▸ Aim:
Below is a listing to write out in full, exactly as given, without its pictures.

▸ Exercise input:
--- START ---

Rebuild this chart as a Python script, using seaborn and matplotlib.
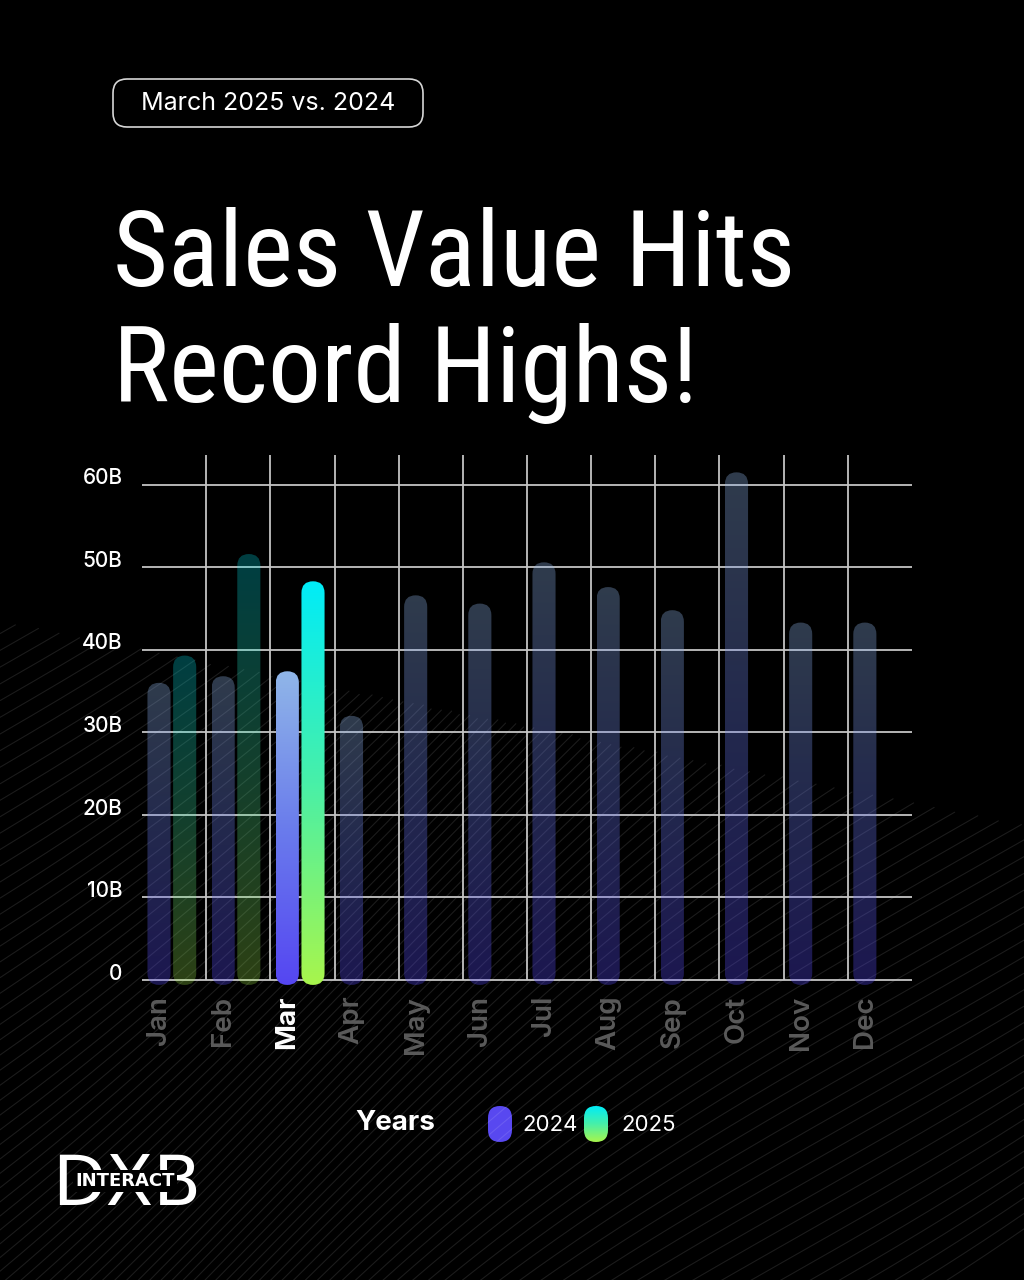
import numpy as np
import pandas as pd
import matplotlib
import matplotlib.pyplot as plt
import seaborn as sns
from matplotlib import font_manager
from matplotlib.patches import FancyBboxPatch
from matplotlib.colors import LinearSegmentedColormap
from matplotlib.transforms import ScaledTranslation

matplotlib.use("Agg")

months = ["Jan", "Feb", "Mar", "Apr", "May", "Jun", "Jul", "Aug", "Sep", "Oct", "Nov", "Dec"]
sales_2024 = [36.0, 36.8, 37.4, 32.0, 46.6, 45.6, 50.6, 47.6, 44.8, 61.5, 43.3, 43.3]
sales_2025 = [39.3, 51.6, 48.3]
years = ["2024", "2025"]
y_ticks = [0, 10, 20, 30, 40, 50, 60]
y_tick_labels = ["0", "10B", "20B", "30B", "40B", "50B", "60B"]
highlight = "Mar"

df = pd.DataFrame({
    "month": months + months[:len(sales_2025)],
    "value": sales_2024 + sales_2025,
    "year": ["2024"] * len(sales_2024) + ["2025"] * len(sales_2025),
})

# bottom -> top colours of the bar gradients, and how strong the non-highlighted bars are
grad_colors = {
    "2024": ["#5546f2", "#6a7cec", "#90b6e8"],
    "2025": ["#a8f54c", "#48f0a8", "#00ecf8"],
}
dim_alpha = {"2024": 0.33, "2025": 0.27}
cmaps = {k: LinearSegmentedColormap.from_list(k, v) for k, v in grad_colors.items()}


def condensed_font():
    # pick the narrowest regular sans that is installed
    fonts = [f for f in font_manager.fontManager.ttflist
             if f.style == "normal" and f.weight in (400, "normal", "regular")]
    prefs = ["Noto Sans ExtraCondensed", "Liberation Sans Narrow", "Noto Sans Condensed",
             "Roboto Condensed", "Open Sans Condensed", "Noto Sans SemiCondensed"]
    for name in prefs:
        for f in fonts:
            if f.name == name:
                return font_manager.FontProperties(fname=f.fname)
    for f in fonts:
        if "condensed" in str(f.stretch) or "Condensed" in f.name or "Narrow" in f.name:
            return font_manager.FontProperties(fname=f.fname)
    return font_manager.FontProperties(family="Roboto")


sns.set_theme(style="dark", rc={"axes.facecolor": "none", "figure.facecolor": "black"})
plt.rcParams["font.family"] = ["Inter", "DejaVu Sans"]

fig = plt.figure(figsize=(10.24, 12.8), dpi=100, facecolor="black")

# --- background / decoration layer in pixel coordinates ---
bg = fig.add_axes([0, 0, 1, 1], zorder=0)
bg.set_xlim(0, 1024)
bg.set_ylim(1280, 0)
bg.axis("off")
bg.set_facecolor("black")

xs = np.linspace(0, 1024, 400)
for k in range(100):
    c = 600 + k * 14
    ys = c - 0.8 * xs + 70 * np.sin(xs / 300 + k * 0.04)
    ys = np.where(ys < 620 + 0.2 * xs, np.nan, ys)
    bg.plot(xs, ys, color="white", alpha=0.11, lw=0.8)

# --- chart ---
ax = fig.add_axes([142 / 1024, 294 / 1280, 770 / 1024, 531 / 1280], zorder=2)
ax.set_facecolor("none")
sns.barplot(data=df, x="month", y="value", hue="year", order=months, hue_order=years,
            width=0.8, gap=0.1, saturation=1, legend=False, ax=ax)

xlim = (-0.465, 11.535)
ylim = (-0.73, 63.6)
ax.set_xlim(*xlim)
ax.set_ylim(*ylim)

px_x = ax.bbox.width / (xlim[1] - xlim[0])
px_y = ax.bbox.height / (ylim[1] - ylim[0])
aspect = px_x / px_y
grad = np.linspace(0, 1, 256).reshape(-1, 1)
bottom = -0.6

for year, container in zip(years, ax.containers):
    for patch in container:
        h = patch.get_height()
        patch.set_visible(False)
        if np.isnan(h):
            continue
        x, w = patch.get_x(), patch.get_width()
        month = months[int(round(x + w / 2))]
        shape = FancyBboxPatch((x, bottom), w, h - bottom,
                               boxstyle=f"round,pad=0,rounding_size={w / 2}",
                               mutation_aspect=aspect, facecolor="none",
                               edgecolor="none", transform=ax.transData)
        ax.add_patch(shape)
        im = ax.imshow(grad, extent=(x, x + w, bottom, h), origin="lower", aspect="auto",
                       cmap=cmaps[year], alpha=1.0 if month == highlight else dim_alpha[year],
                       zorder=3, interpolation="bilinear")
        im.set_clip_path(shape)

# grid
ax.hlines(y_ticks, xlim[0], xlim[1], color="#c4c4c4", lw=1.3, zorder=1)
ax.vlines(np.arange(11) + 0.535, 0, ylim[1], color="#c4c4c4", lw=1.3, zorder=1)
ax.set_xlim(*xlim)
ax.set_ylim(*ylim)
ax.grid(False)
for s in ax.spines.values():
    s.set_visible(False)

ax.set_xlabel("")
ax.set_ylabel("")
ax.set_yticks(y_ticks, y_tick_labels)
ax.set_xticks(np.arange(len(months)) - 0.2, months, rotation=90)
ax.tick_params(axis="y", length=0, pad=14, labelsize=15, labelcolor="white")
ax.tick_params(axis="x", length=0, pad=7, labelsize=20, labelcolor="#5a5a5a")
shift = ScaledTranslation(0, 6 / 72, fig.dpi_scale_trans)
for lab in ax.get_yticklabels():
    lab.set_transform(lab.get_transform() + shift)
    lab.set_fontweight("medium")
for lab in ax.get_xticklabels():
    lab.set_va("top")
    if lab.get_text() == highlight:
        lab.set_color("white")
        lab.set_fontweight("bold")
    else:
        lab.set_fontweight("semibold")

# --- header pill ---
bg.add_patch(FancyBboxPatch((113, 79), 310, 48, boxstyle="round,pad=0,rounding_size=14",
                            facecolor="none", edgecolor="#d6d6d6", lw=1.2))
bg.text(268, 104, "March 2025 vs. 2024", color="white", fontsize=18,
        ha="center", va="center")

# --- title, fitted to the reference width ---
title_fp = condensed_font()
t1 = bg.text(113, 286, "Sales Value Hits", color="white", fontsize=90,
             fontproperties=title_fp, va="baseline", ha="left")
t2 = bg.text(113, 402, "Record Highs!", color="white", fontsize=90,
             fontproperties=title_fp, va="baseline", ha="left")
renderer = fig.canvas.get_renderer()
w1 = t1.get_window_extent(renderer).width
size = min(90 * 682 / w1, 132)
t1.set_fontsize(size)
t2.set_fontsize(size)

# --- legend ---
bg.text(395, 1123, "Years", color="white", fontsize=20, fontweight="bold",
        ha="center", va="center")
bg.add_patch(FancyBboxPatch((488, 1106), 24, 36, boxstyle="round,pad=0,rounding_size=12",
                            facecolor="#5848f0", edgecolor="none"))
pill = FancyBboxPatch((584, 1106), 24, 36, boxstyle="round,pad=0,rounding_size=12",
                      facecolor="none", edgecolor="none")
bg.add_patch(pill)
leg_im = bg.imshow(grad, extent=(584, 608, 1142, 1106), origin="lower", aspect="auto",
                   cmap=cmaps["2025"], zorder=3, interpolation="bilinear")
leg_im.set_clip_path(pill)
bg.text(522, 1125, "2024", color="white", fontsize=16, ha="left", va="center")
bg.text(621, 1125, "2025", color="white", fontsize=16, ha="left", va="center")

# --- logo ---
bg.text(52, 1205, "DXB", color="white", fontsize=50, family=["DejaVu Sans"],
        va="baseline", ha="left")
bg.text(125, 1181, "INTERACT", color="white", fontsize=13, fontweight="bold",
        family=["DejaVu Sans"], ha="center", va="center",
        bbox=dict(facecolor="black", edgecolor="none", pad=1.5))

bg.set_xlim(0, 1024)
bg.set_ylim(1280, 0)

fig.savefig("out.png", dpi=100, facecolor="black")
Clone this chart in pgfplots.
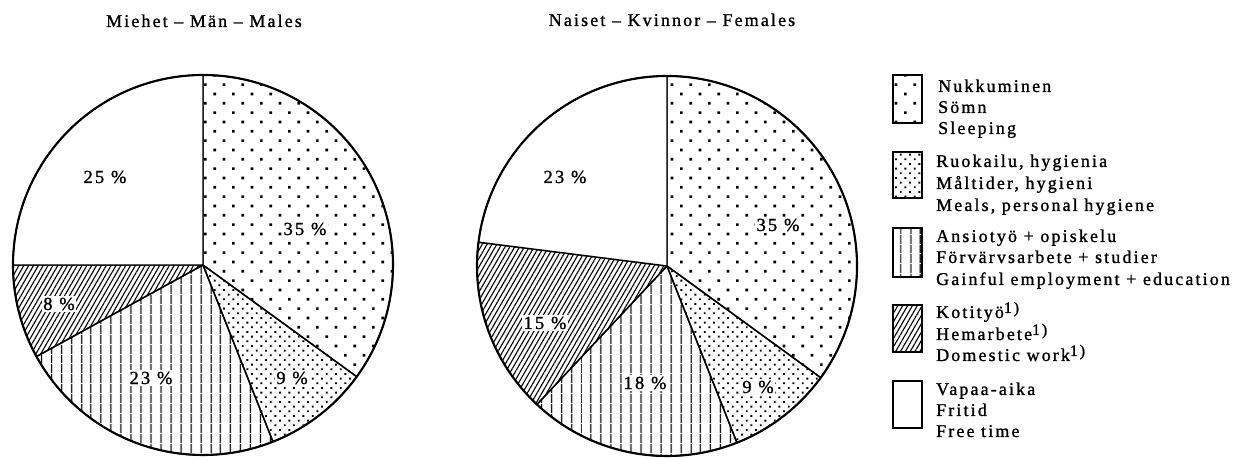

--- END ---

▸ Final result:
Rebuild this chart as a Python script, using seaborn and matplotlib.
import numpy as np
import pandas as pd
import matplotlib
import matplotlib.pyplot as plt
import seaborn as sns
from matplotlib import font_manager
from matplotlib.patches import FancyBboxPatch
from matplotlib.colors import LinearSegmentedColormap
from matplotlib.transforms import ScaledTranslation

matplotlib.use("Agg")

months = ["Jan", "Feb", "Mar", "Apr", "May", "Jun", "Jul", "Aug", "Sep", "Oct", "Nov", "Dec"]
sales_2024 = [36.0, 36.8, 37.4, 32.0, 46.6, 45.6, 50.6, 47.6, 44.8, 61.5, 43.3, 43.3]
sales_2025 = [39.3, 51.6, 48.3]
years = ["2024", "2025"]
y_ticks = [0, 10, 20, 30, 40, 50, 60]
y_tick_labels = ["0", "10B", "20B", "30B", "40B", "50B", "60B"]
highlight = "Mar"

df = pd.DataFrame({
    "month": months + months[:len(sales_2025)],
    "value": sales_2024 + sales_2025,
    "year": ["2024"] * len(sales_2024) + ["2025"] * len(sales_2025),
})

# bottom -> top colours of the bar gradients, and how strong the non-highlighted bars are
grad_colors = {
    "2024": ["#5546f2", "#6a7cec", "#90b6e8"],
    "2025": ["#a8f54c", "#48f0a8", "#00ecf8"],
}
dim_alpha = {"2024": 0.33, "2025": 0.27}
cmaps = {k: LinearSegmentedColormap.from_list(k, v) for k, v in grad_colors.items()}


def condensed_font():
    # pick the narrowest regular sans that is installed
    fonts = [f for f in font_manager.fontManager.ttflist
             if f.style == "normal" and f.weight in (400, "normal", "regular")]
    prefs = ["Noto Sans ExtraCondensed", "Liberation Sans Narrow", "Noto Sans Condensed",
             "Roboto Condensed", "Open Sans Condensed", "Noto Sans SemiCondensed"]
    for name in prefs:
        for f in fonts:
            if f.name == name:
                return font_manager.FontProperties(fname=f.fname)
    for f in fonts:
        if "condensed" in str(f.stretch) or "Condensed" in f.name or "Narrow" in f.name:
            return font_manager.FontProperties(fname=f.fname)
    return font_manager.FontProperties(family="Roboto")


sns.set_theme(style="dark", rc={"axes.facecolor": "none", "figure.facecolor": "black"})
plt.rcParams["font.family"] = ["Inter", "DejaVu Sans"]

fig = plt.figure(figsize=(10.24, 12.8), dpi=100, facecolor="black")

# --- background / decoration layer in pixel coordinates ---
bg = fig.add_axes([0, 0, 1, 1], zorder=0)
bg.set_xlim(0, 1024)
bg.set_ylim(1280, 0)
bg.axis("off")
bg.set_facecolor("black")

xs = np.linspace(0, 1024, 400)
for k in range(100):
    c = 600 + k * 14
    ys = c - 0.8 * xs + 70 * np.sin(xs / 300 + k * 0.04)
    ys = np.where(ys < 620 + 0.2 * xs, np.nan, ys)
    bg.plot(xs, ys, color="white", alpha=0.11, lw=0.8)

# --- chart ---
ax = fig.add_axes([142 / 1024, 294 / 1280, 770 / 1024, 531 / 1280], zorder=2)
ax.set_facecolor("none")
sns.barplot(data=df, x="month", y="value", hue="year", order=months, hue_order=years,
            width=0.8, gap=0.1, saturation=1, legend=False, ax=ax)

xlim = (-0.465, 11.535)
ylim = (-0.73, 63.6)
ax.set_xlim(*xlim)
ax.set_ylim(*ylim)

px_x = ax.bbox.width / (xlim[1] - xlim[0])
px_y = ax.bbox.height / (ylim[1] - ylim[0])
aspect = px_x / px_y
grad = np.linspace(0, 1, 256).reshape(-1, 1)
bottom = -0.6

for year, container in zip(years, ax.containers):
    for patch in container:
        h = patch.get_height()
        patch.set_visible(False)
        if np.isnan(h):
            continue
        x, w = patch.get_x(), patch.get_width()
        month = months[int(round(x + w / 2))]
        shape = FancyBboxPatch((x, bottom), w, h - bottom,
                               boxstyle=f"round,pad=0,rounding_size={w / 2}",
                               mutation_aspect=aspect, facecolor="none",
                               edgecolor="none", transform=ax.transData)
        ax.add_patch(shape)
        im = ax.imshow(grad, extent=(x, x + w, bottom, h), origin="lower", aspect="auto",
                       cmap=cmaps[year], alpha=1.0 if month == highlight else dim_alpha[year],
                       zorder=3, interpolation="bilinear")
        im.set_clip_path(shape)

# grid
ax.hlines(y_ticks, xlim[0], xlim[1], color="#c4c4c4", lw=1.3, zorder=1)
ax.vlines(np.arange(11) + 0.535, 0, ylim[1], color="#c4c4c4", lw=1.3, zorder=1)
ax.set_xlim(*xlim)
ax.set_ylim(*ylim)
ax.grid(False)
for s in ax.spines.values():
    s.set_visible(False)

ax.set_xlabel("")
ax.set_ylabel("")
ax.set_yticks(y_ticks, y_tick_labels)
ax.set_xticks(np.arange(len(months)) - 0.2, months, rotation=90)
ax.tick_params(axis="y", length=0, pad=14, labelsize=15, labelcolor="white")
ax.tick_params(axis="x", length=0, pad=7, labelsize=20, labelcolor="#5a5a5a")
shift = ScaledTranslation(0, 6 / 72, fig.dpi_scale_trans)
for lab in ax.get_yticklabels():
    lab.set_transform(lab.get_transform() + shift)
    lab.set_fontweight("medium")
for lab in ax.get_xticklabels():
    lab.set_va("top")
    if lab.get_text() == highlight:
        lab.set_color("white")
        lab.set_fontweight("bold")
    else:
        lab.set_fontweight("semibold")

# --- header pill ---
bg.add_patch(FancyBboxPatch((113, 79), 310, 48, boxstyle="round,pad=0,rounding_size=14",
                            facecolor="none", edgecolor="#d6d6d6", lw=1.2))
bg.text(268, 104, "March 2025 vs. 2024", color="white", fontsize=18,
        ha="center", va="center")

# --- title, fitted to the reference width ---
title_fp = condensed_font()
t1 = bg.text(113, 286, "Sales Value Hits", color="white", fontsize=90,
             fontproperties=title_fp, va="baseline", ha="left")
t2 = bg.text(113, 402, "Record Highs!", color="white", fontsize=90,
             fontproperties=title_fp, va="baseline", ha="left")
renderer = fig.canvas.get_renderer()
w1 = t1.get_window_extent(renderer).width
size = min(90 * 682 / w1, 132)
t1.set_fontsize(size)
t2.set_fontsize(size)

# --- legend ---
bg.text(395, 1123, "Years", color="white", fontsize=20, fontweight="bold",
        ha="center", va="center")
bg.add_patch(FancyBboxPatch((488, 1106), 24, 36, boxstyle="round,pad=0,rounding_size=12",
                            facecolor="#5848f0", edgecolor="none"))
pill = FancyBboxPatch((584, 1106), 24, 36, boxstyle="round,pad=0,rounding_size=12",
                      facecolor="none", edgecolor="none")
bg.add_patch(pill)
leg_im = bg.imshow(grad, extent=(584, 608, 1142, 1106), origin="lower", aspect="auto",
                   cmap=cmaps["2025"], zorder=3, interpolation="bilinear")
leg_im.set_clip_path(pill)
bg.text(522, 1125, "2024", color="white", fontsize=16, ha="left", va="center")
bg.text(621, 1125, "2025", color="white", fontsize=16, ha="left", va="center")

# --- logo ---
bg.text(52, 1205, "DXB", color="white", fontsize=50, family=["DejaVu Sans"],
        va="baseline", ha="left")
bg.text(125, 1181, "INTERACT", color="white", fontsize=13, fontweight="bold",
        family=["DejaVu Sans"], ha="center", va="center",
        bbox=dict(facecolor="black", edgecolor="none", pad=1.5))

bg.set_xlim(0, 1024)
bg.set_ylim(1280, 0)

fig.savefig("out.png", dpi=100, facecolor="black")
Clone this chart in pgfplots.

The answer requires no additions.